What does this mean for new India and the demographic dividend?
If a "Beyond Basics" kind of survey is conducted among the youth who scaled the court complex in Udaipur and planted a saffron flag in the wake of the gruesome communal murder of migrant labourer Afrazul, the results are likely to be in consonance with the general findings of the actual report.
Incidentally, Udaipur was the only district where the survey was conducted in Rajasthan. The findings for Udaipur are depressing, 96.8 per cent of the youth surveyed were not enrolled in any vocational course, less than half of them could do basic arithmetic, or recognise their own state on the map of India. This pattern repeats itself across different states.
The crux of the ASER survey is clear. Most of India’s youth are uneducated, deprived of access to skills of the future, and live in abject hopelessness.
In the absence of free and compulsory education till Class 12, many of the rural youth are forced to discontinue their education over reasons ranging from death in the family to the wedding of a sibling even as education is prioritised over practically everything in middle class Indian families.
The whole family works in mission mode to ensure that their children ace their competitive exams and join a professional course, while the laggards make up by buying seats in colleges.
On the other hand, in the other India which lives in villages and small towns, the youth lives in a deep and dark well which is illuminated by TV and mobile phones.
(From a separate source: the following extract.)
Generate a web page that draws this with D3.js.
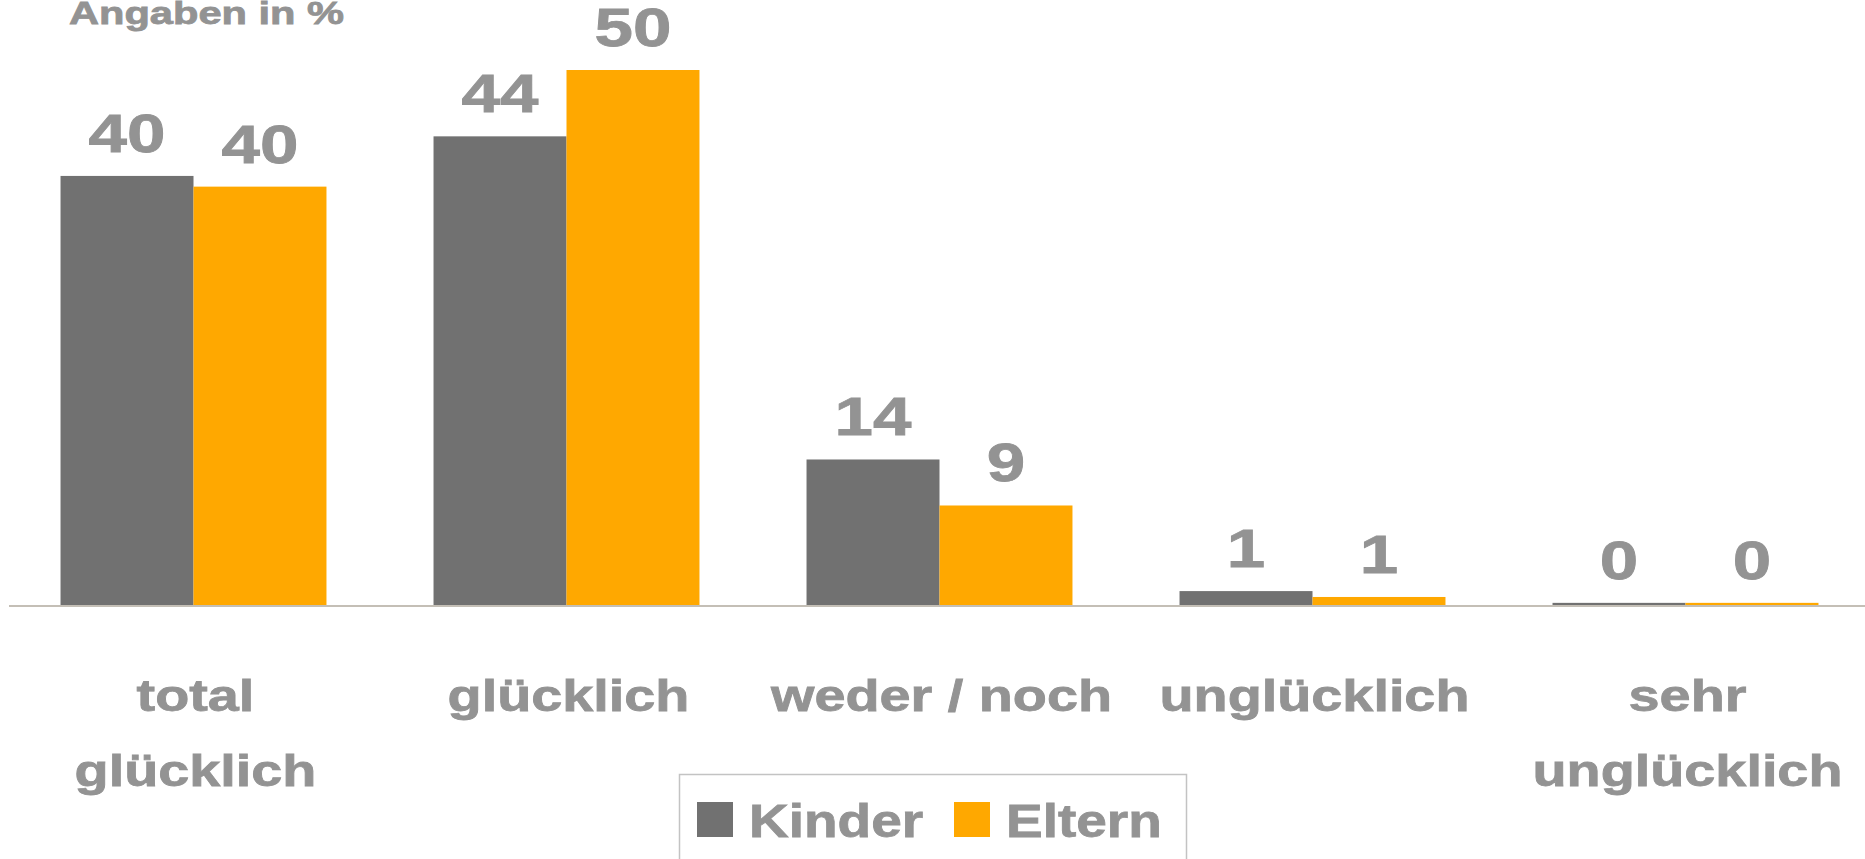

In the absence of role models (40 per cent said they have none), their lives are a dark vacuum which can be easily filled by destructive, if not exhilarating purposes.
The demographic dividend is real and inevitable, but are we as a country prepared to constructively engage the youth is the question that should be bothering our government?
Because if the government continues to look at school education as business as usual, and ignore education, skills and employability of the future Indian workforce, then the demographic dividend will surely turn into a demographic disaster.